Diane Fitzpatrick, CEO of the Boys & Girls Club of Manchester, had an early glimpse of the nonprofit’s impact.

“Open Arts United’s collaboration with the Boys & Girls Club of Manchester is an example of how removing barriers and providing access to different forms of art can make a profound impact. The work Open Arts United is doing nurtures creative expression in the next generation,” Fitzpatrick said in a statement provided to NH Business Review.

“Our members had such an enjoyable time at the puppet show!

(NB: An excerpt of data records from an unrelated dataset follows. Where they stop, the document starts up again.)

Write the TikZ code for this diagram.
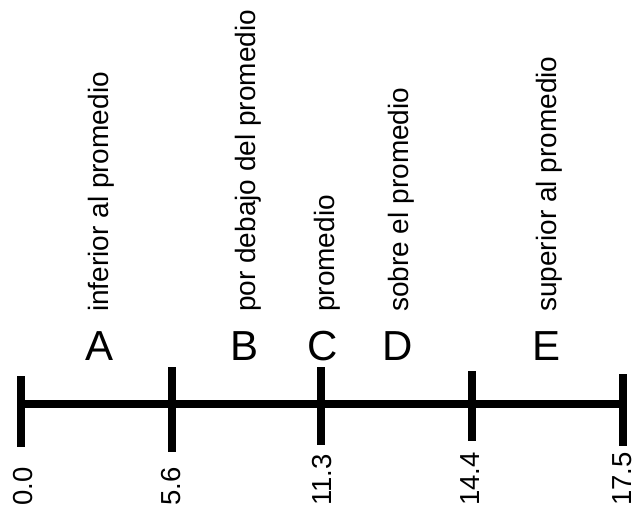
\documentclass[tikz,border=0pt]{standalone}
\usepackage{fontspec}
\setmainfont{Liberation Sans}
\begin{document}
\begin{tikzpicture}[x=1pt,y=-1pt,
  axis/.style={line width=8pt},
  tickmark/.style={line width=7.5pt},
  grade/.style={font=\fontsize{42}{46}\selectfont, inner sep=0pt, anchor=base},
  meaning/.style={font=\fontsize{28}{32}\selectfont, rotate=90, inner sep=0pt, anchor=base west},
  value/.style={font=\fontsize{27.5}{32}\selectfont, rotate=90, inner sep=0pt, anchor=base west}]
\useasboundingbox (0,0) rectangle (636,508);

% tick positions along the scale
\coordinate (p0) at (21,404);
\coordinate (p1) at (172,404);
\coordinate (p2) at (321,404);
\coordinate (p3) at (472,404);
\coordinate (p4) at (623,404);

% main axis
\draw[axis] (p0) -- (p4);

% ticks
\draw[tickmark] (21,376) -- (21,447);
\draw[tickmark] (172,367) -- (172,452);
\draw[tickmark] (321,367) -- (321,445);
\draw[tickmark] (472,371) -- (472,441);
\draw[tickmark] (623,374) -- (623,446);

% grade letters
\node[grade] (gA) at (100,360) {A};
\node[grade] (gB) at (245,360) {B};
\node[grade] (gC) at (323,360) {C};
\node[grade] (gD) at (398,360) {D};
\node[grade] (gE) at (546,360) {E};

% descriptions
\node[meaning] (dA) at (108,312) {inferior al promedio};
\node[meaning] (dB) at (255,312) {por debajo del promedio};
\node[meaning] (dC) at (334,312) {promedio};
\node[meaning] (dD) at (408,312) {sobre el promedio};
\node[meaning] (dE) at (556,312) {superior al promedio};

% boundary values
\node[value] (v0) at (32,506) {0.0};
\node[value] (v1) at (180,506) {5.6};
\node[value] (v2) at (331,506) {11.3};
\node[value] (v3) at (479,506) {14.4};
\node[value] (v4) at (631,506) {17.5};
\end{tikzpicture}
\end{document}
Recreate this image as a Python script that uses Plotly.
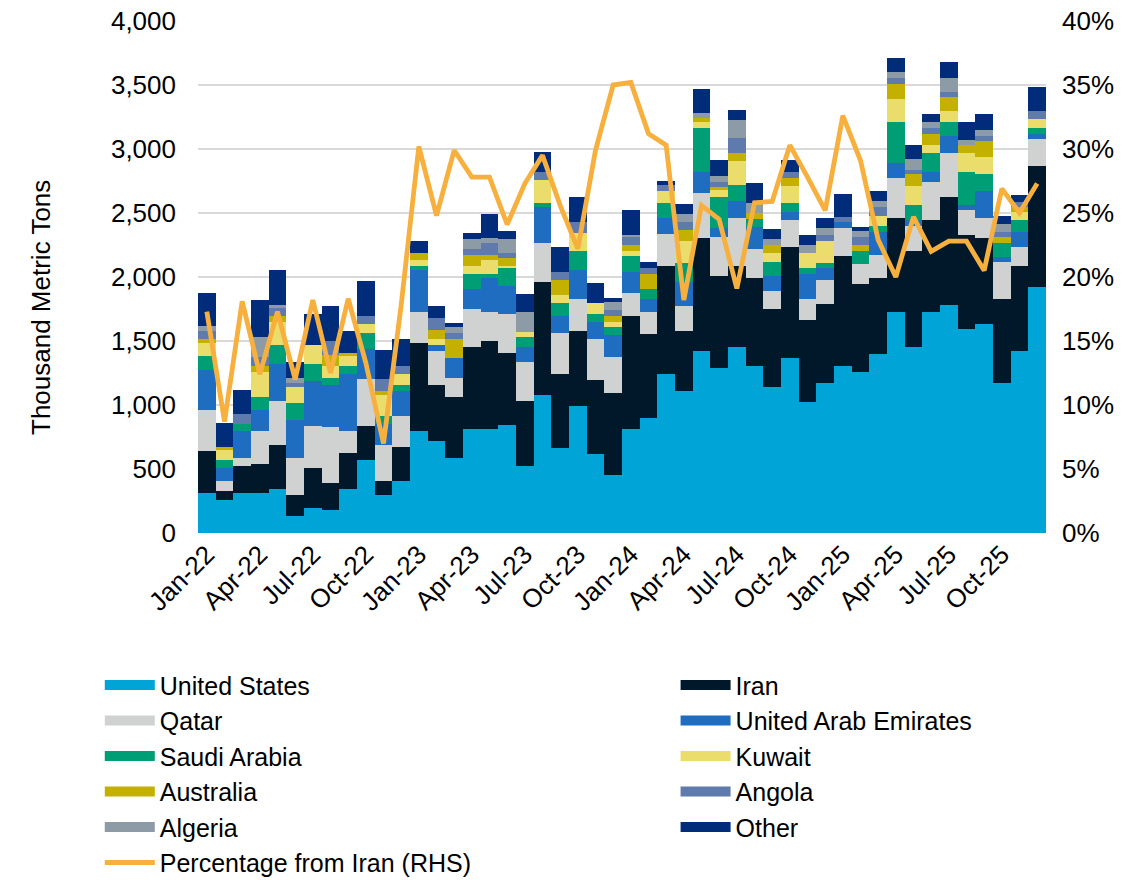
import plotly.graph_objects as go

months = [f"{m}-{y}" for y in ["22", "23", "24", "25"] for m in
          ["Jan", "Feb", "Mar", "Apr", "May", "Jun", "Jul", "Aug", "Sep", "Oct", "Nov", "Dec"]]

united_states = [315, 258, 315, 315, 344, 133, 198, 180, 344, 570, 297, 406,
                 799, 721, 589, 810, 810, 844, 523, 1078, 667, 992, 617, 453,
                 810, 901, 1242, 1112, 1422, 1292, 1456, 1305, 1143, 1370, 1026, 1174,
                 1305, 1260, 1398, 1726, 1456, 1726, 1781, 1591, 1633, 1174, 1422, 1924]
iran = [326, 73, 208, 224, 343, 164, 312, 213, 284, 268, 109, 268,
        688, 435, 476, 646, 690, 565, 508, 883, 575, 586, 578, 643,
        885, 654, 844, 466, 880, 716, 630, 690, 607, 862, 638, 615,
        859, 685, 597, 735, 750, 719, 841, 737, 669, 654, 664, 946]
qatar = [320, 75, 66, 260, 344, 292, 328, 432, 172, 362, 281, 240,
         239, 266, 148, 294, 226, 302, 302, 307, 323, 250, 321, 282,
         182, 171, 250, 195, 357, 302, 372, 221, 141, 213, 161, 187,
         216, 156, 177, 312, 195, 300, 344, 195, 156, 289, 151, 208]
uae = [312, 104, 210, 162, 289, 294, 352, 331, 443, 235, 165, 198,
       329, 47, 157, 154, 263, 221, 117, 279, 130, 227, 135, 169,
       165, 99, 127, 190, 161, 70, 136, 172, 117, 60, 198, 92,
       47, 0, 179, 115, 44, 78, 135, 39, 214, 42, 117, 39]
saudi_arabia = [110, 60, 55, 99, 149, 135, 130, 57, 63, 125, 62, 44,
                31, 0, 0, 119, 34, 141, 78, 34, 99, 151, 60, 65,
                122, 79, 118, 144, 347, 247, 125, 62, 109, 70, 45, 39,
                0, 102, 47, 323, 117, 148, 107, 256, 133, 109, 91, 50]
kuwait = [104, 78, 0, 200, 182, 125, 149, 92, 78, 73, 164, 86,
          47, 47, 0, 63, 110, 13, 39, 177, 65, 135, 83, 39,
          42, 0, 91, 177, 41, 58, 187, 0, 73, 138, 122, 174,
          0, 0, 78, 179, 151, 60, 89, 153, 135, 0, 65, 65]
australia = [29, 24, 0, 45, 44, 0, 0, 86, 26, 0, 34, 0,
             52, 70, 146, 86, 39, 65, 0, 0, 117, 0, 0, 47,
             44, 119, 0, 83, 37, 15, 60, 47, 57, 63, 0, 0,
             0, 47, 0, 118, 92, 86, 106, 60, 122, 47, 39, 0]
angola = [62, 0, 76, 73, 65, 31, 0, 109, 0, 62, 88, 63,
          0, 91, 49, 47, 96, 34, 0, 65, 60, 91, 0, 44,
          65, 45, 47, 65, 0, 39, 117, 0, 0, 42, 0, 47,
          44, 65, 73, 49, 31, 50, 40, 0, 39, 36, 39, 67]
algeria = [39, 0, 0, 156, 21, 39, 0, 0, 0, 0, 0, 0,
           0, 0, 47, 78, 34, 112, 158, 0, 0, 0, 0, 65,
           13, 0, 0, 60, 33, 50, 143, 78, 50, 0, 60, 52,
           0, 44, 45, 47, 86, 41, 114, 39, 47, 63, 0, 0]
other = [260, 187, 187, 286, 274, 123, 242, 273, 169, 274, 230, 208,
         96, 96, 31, 49, 190, 62, 141, 153, 201, 195, 162, 31,
         195, 46, 31, 78, 191, 125, 78, 157, 75, 96, 78, 78,
         177, 34, 78, 109, 109, 63, 122, 138, 125, 62, 52, 188]
pct_from_iran = [17.3, 8.7, 18.1, 12.4, 17.3, 12.0, 18.2, 12.5, 18.3, 13.3, 7.0, 17.8,
                 30.2, 24.8, 29.9, 27.8, 27.8, 24.1, 27.3, 29.5, 25.6, 22.2, 29.9, 35.0,
                 35.2, 31.2, 30.3, 18.2, 25.6, 24.5, 19.1, 25.8, 25.9, 30.3, 27.8, 25.2,
                 32.6, 29.1, 22.9, 20.0, 24.7, 22.0, 22.8, 22.8, 20.5, 26.9, 25.0, 27.3]

tick_labels = months[::3]
y_title = "Thousand Metric Tons"

# (name, values, colour, legend column)
series = [
    ("United States", united_states, "#00A4D6", "legend"),
    ("Iran", iran, "#01182B", "legend2"),
    ("Qatar", qatar, "#D0D2D2", "legend"),
    ("United Arab Emirates", uae, "#1E6DC0", "legend2"),
    ("Saudi Arabia", saudi_arabia, "#009E74", "legend"),
    ("Kuwait", kuwait, "#EADD6C", "legend2"),
    ("Australia", australia, "#C3B000", "legend"),
    ("Angola", angola, "#5F7AAC", "legend2"),
    ("Algeria", algeria, "#8C9BA6", "legend"),
    ("Other", other, "#002C79", "legend2"),
]
LINE_NAME = "Percentage from Iran (RHS)"
LINE_COLOR = "#F7B03D"

FONT = "Liberation Sans, Arial, sans-serif"

fig = go.Figure()
for name, vals, color, lg in series:
    fig.add_trace(go.Bar(x=months, y=vals, name=name, legendgroup=name, showlegend=False,
                         marker=dict(color=color, line=dict(width=0))))

fig.add_trace(go.Scatter(x=months, y=[v / 100 for v in pct_from_iran], name=LINE_NAME,
                         legendgroup=LINE_NAME, showlegend=False,
                         mode="lines", line=dict(color=LINE_COLOR, width=4.8), yaxis="y2"))

# legend entries (wide colour keys like the original)
for name, vals, color, lg in series:
    fig.add_trace(go.Scatter(x=[None], y=[None], name=name, legendgroup=name, legend=lg,
                             mode="lines", line=dict(color=color, width=16), hoverinfo="skip"))
fig.add_trace(go.Scatter(x=[None], y=[None], name=LINE_NAME, legendgroup=LINE_NAME, legend="legend",
                         mode="lines", line=dict(color=LINE_COLOR, width=5), hoverinfo="skip"))

legend_common = dict(orientation="v", xref="container", yref="container", yanchor="top",
                     xanchor="left", font=dict(size=25), traceorder="grouped", tracegroupgap=0,
                     itemwidth=50, bgcolor="rgba(0,0,0,0)")

fig.update_layout(
    width=1147, height=880,
    barmode="stack", bargap=0,
    plot_bgcolor="white", paper_bgcolor="white",
    margin=dict(l=198, r=101, t=21, b=347, autoexpand=False),
    font=dict(family=FONT, size=26, color="#000000"),
    xaxis=dict(type="category", tickmode="array", tickvals=tick_labels, ticktext=tick_labels,
               tickangle=-45, showgrid=False, showline=False, ticks="", automargin=False,
               tickfont=dict(size=26), range=[-0.5, len(months) - 0.5]),
    yaxis=dict(range=[0, 4000], dtick=500, tickformat=",", showgrid=True, gridcolor="#D9D9D9",
               gridwidth=1.5, zeroline=False, showline=False, ticks="", automargin=False,
               ticklabelstandoff=21, ticklabeloverflow="allow", tickfont=dict(size=26)),
    yaxis2=dict(range=[0, 0.4], dtick=0.05, tickformat=".0%", overlaying="y", side="right",
                showgrid=False, zeroline=False, showline=False, ticks="", automargin=False,
                ticklabelstandoff=15, ticklabeloverflow="allow", tickfont=dict(size=26)),
    legend=dict(x=0.087, y=0.2475, **legend_common),
    legend2=dict(x=0.589, y=0.2475, **legend_common),
    annotations=[dict(text=y_title, textangle=-90, xref="paper", yref="paper",
                      x=(41 - 198) / 848, y=(533 - 308) / 512, xanchor="center", yanchor="middle",
                      showarrow=False, font=dict(size=26))],
)

fig.write_html("out.html", config={"displayModeBar": False},
               post_script="document.body.style.margin='0';")
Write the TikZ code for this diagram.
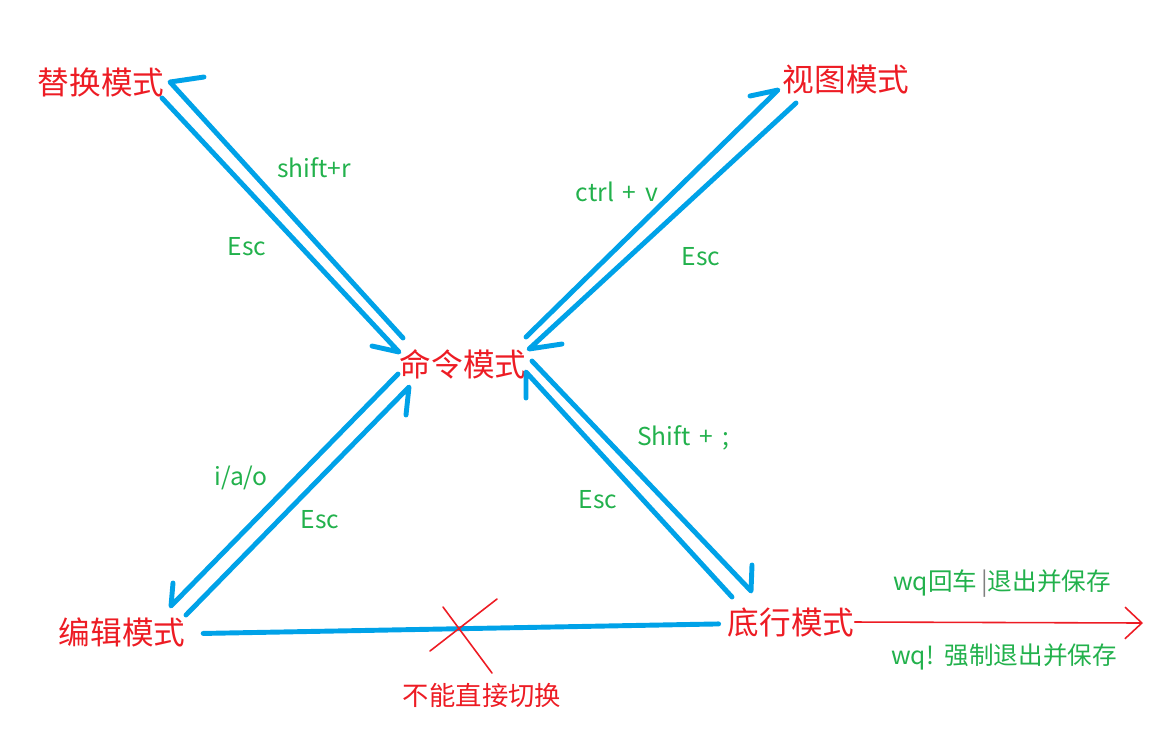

It brought so much joy and wonder,” she said.

“Their smiles and laughter showed that sometimes the simplest things, like a puppet show, can make the biggest impact on our little ones.”

The board of Open Arts United includes Jada Hebra, chief diversity and inclusion officer at Southern New Hampshire University; Kristen Moy, senior fellow at the Aspen Institute; Theo Martey, artist and music producer; and Tricia Soule, executive director of the NH Business Committee for the Arts and a communications consultant.

Brodsky hopes to encourage other businesses to support the arts, which not only helps support the community but encourages creativity — a valuable tool for business.

“When I went to college, I majored in economics and I minored in art, and I took sculpture. I think I never would have dreamed I would take sculpture, but it opens one’s mind,” Brodsky said. “To be successful in today’s world, you have to be creative. You have to think, like a piece of clay, that you have something and you’re molding it, and you’re not quite sure where it’s going to come out, because the world is changing so quickly.”